Thursday, 10 May 2018

Tully: Film Review

Tully: Film Review


Cast: Charlize Theron, Mackenzie Davis, Ron Livingston, Mark Duplass, Elaine Tan
Director: Jason Reitman

Forever likely to be known as the M Night Shyamalan film of mothering, Diablo Cody's Tully is a mixed bag of a film, that flounders badly in its final strait.
Tully: Film Review

Theron is largely excellent for a good two thirds of this as mother-of-two Marlo. Heavily pregnant with her third due any day, and with her brother (Duplass) claiming that something was snuffed out in her years ago, Marlo's life is pretty tough.

Ensconced in her family house, bedecked as it is in beige and with signs of age, and struggling to get by even with her husband absentee help, Marlo's given the chance to get a night nanny by her brother to help out.

Essentially the service comes in, watches the kid overnight and wakes the parent when feeding is needed - for her brother Craig, it was apparently a game-changer.

Initially reticent, Marlo grudgingly accepts - and into her life comes free spirit Tully (Davis, a gleeful blast of sunshine). Their relationship grows and a parenting groove is settled on - and to say more is to ruin some of what lies ahead.
Tully: Film Review

The problem with Tully is that largely the first 60 minutes of the film, which concentrates on the pressures of mothering, the monotony of looking after children and the growing disillusionment of life outside of the bubble, are great.

Theron's more than committed to the role, with her pale gaunt appearance, worn down by endless feeding and a second problem child, conveying more of exasperation and acceptance than could ever be done by Cody's trademark whiplash dialogue. That's not to patronise or proffer feint praise to Theron, she's genuinely watchable and empathetic as she juggles all.

Equally, the feverishly anarchic and perky Davis adds a degree of life to Marlo's life and the house that prove a welcome tonic to the grind that's gone before.

But it's in the last 30 minutes of Tully, where things of great importance happen with little to no consequence that it feels like narrative contrivance and supposed magical script wizardry writ large.

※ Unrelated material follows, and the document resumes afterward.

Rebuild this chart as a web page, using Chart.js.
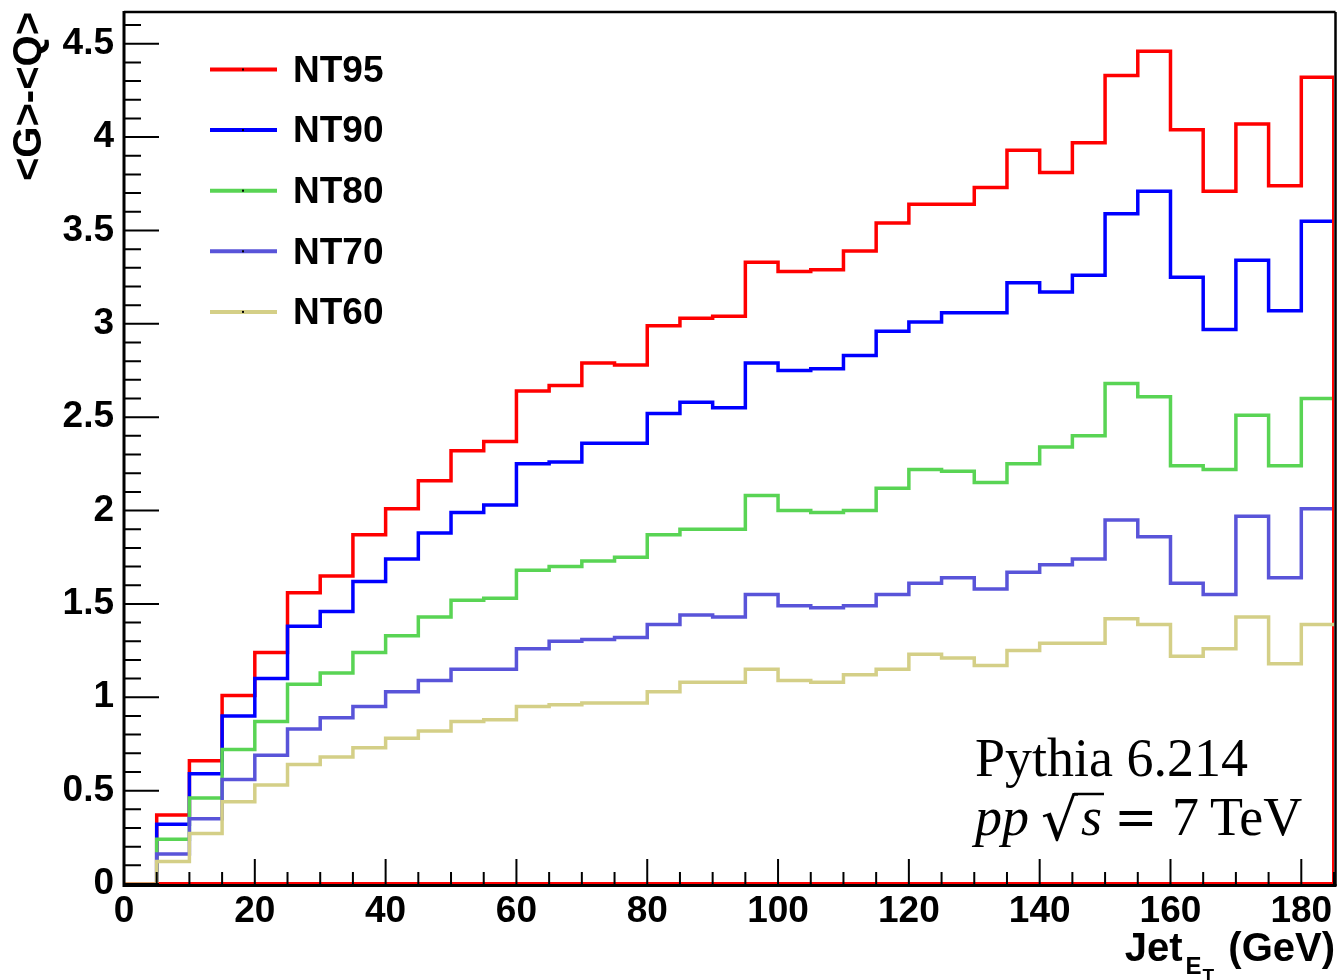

There are no spoilers here, but the denouement feels largely like it cheats the film of the grounded reality and mundanity it finds itself in, early on. It's impossible to win though, with Cody's occasionally snarky screenplay clearly mocking the perfect mothers and simultaneously bigging up those who simply accept it and get on with it (which will be a large part of the intended viewing population.)
Tully: Film Review

Ultimately, Tully becomes tarred by the path it chooses - that it does so with relative finesse for most of the journey is a good thing because when it revels in its veracity and borders closely on reality, it's a compellingly familiar watch.

It's just a real shame that Tully's divisive ending tarnishes and to a degree, belittles everything which has gone before it, slathering most of the film in a feeling that consequence is nothing but bothersome and inconsequential.